To co dają krowy nie ma w dzisiejszych czasach żadnego znaczenia, bo po obróbce to co trafia do sprzedaży jest przeważnie zubożone o jedne składniki a sztucznie wzbogacone o inne.
Mleko dla baristów różni się właśnie zawartością białka. Typowe UHT, bez większego znaczenia jaką ma zawartość tłuszczu, ma białka w okolicach 3-3,2%.
Mlekowita w swoim produkcie pn. Mleko Kuchmistrza chwali się o 10% większą zawartością białka, na poziomie ... 3,3%. Tyle to ma Łaciate UHT 0,5%.
Chyba liderem na polskim rynku jest spotykana w Makro RIOBA "dla baristów" o zawartości 3,8% białka.

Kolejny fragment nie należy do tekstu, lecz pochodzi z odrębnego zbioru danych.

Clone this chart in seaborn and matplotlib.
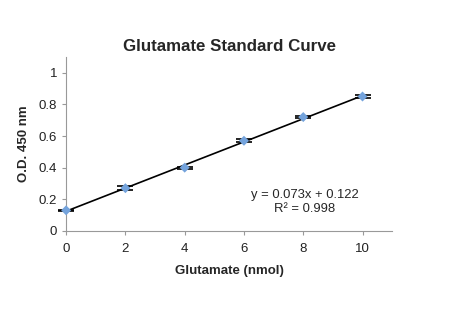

Włoskie normy INEI wskazują na świeże mleko z minimalną zawartość białka na poziomie 3,2%, a tłuszczu 3,5%.
http://www.espressoitaliano.org/files/File/istituzionale_inei_hq_en.pdfWhat kind of milk shall be used?
The experiments carried out by the Italian Espresso National Institute produce clear evidence that the milk used for Certified Italian Cappuccino shall be fresh cow milk and have 3.2% minimum protein content and 3.5 % minimum fats. This is the only kind of milk that can guarantee a high quality sensory profile.
Sam używam tylko lidlowego Pilosa 3,2% Świeżego czyli z lodówki. Smak i efekty spieniania bardzo mi pasują. Z tego co czytałem na opakowaniu, to przynajmniej jeszcze w zeszłym roku produkował to Łowicz.
Na rynku jest jeszcze jeden ciekawy produkt pod kątem cappu - Łaciate Junior, tłuszczu 3,8%, białka 3,2%. Ma jedną wadę jak dla mnie, jest UHT.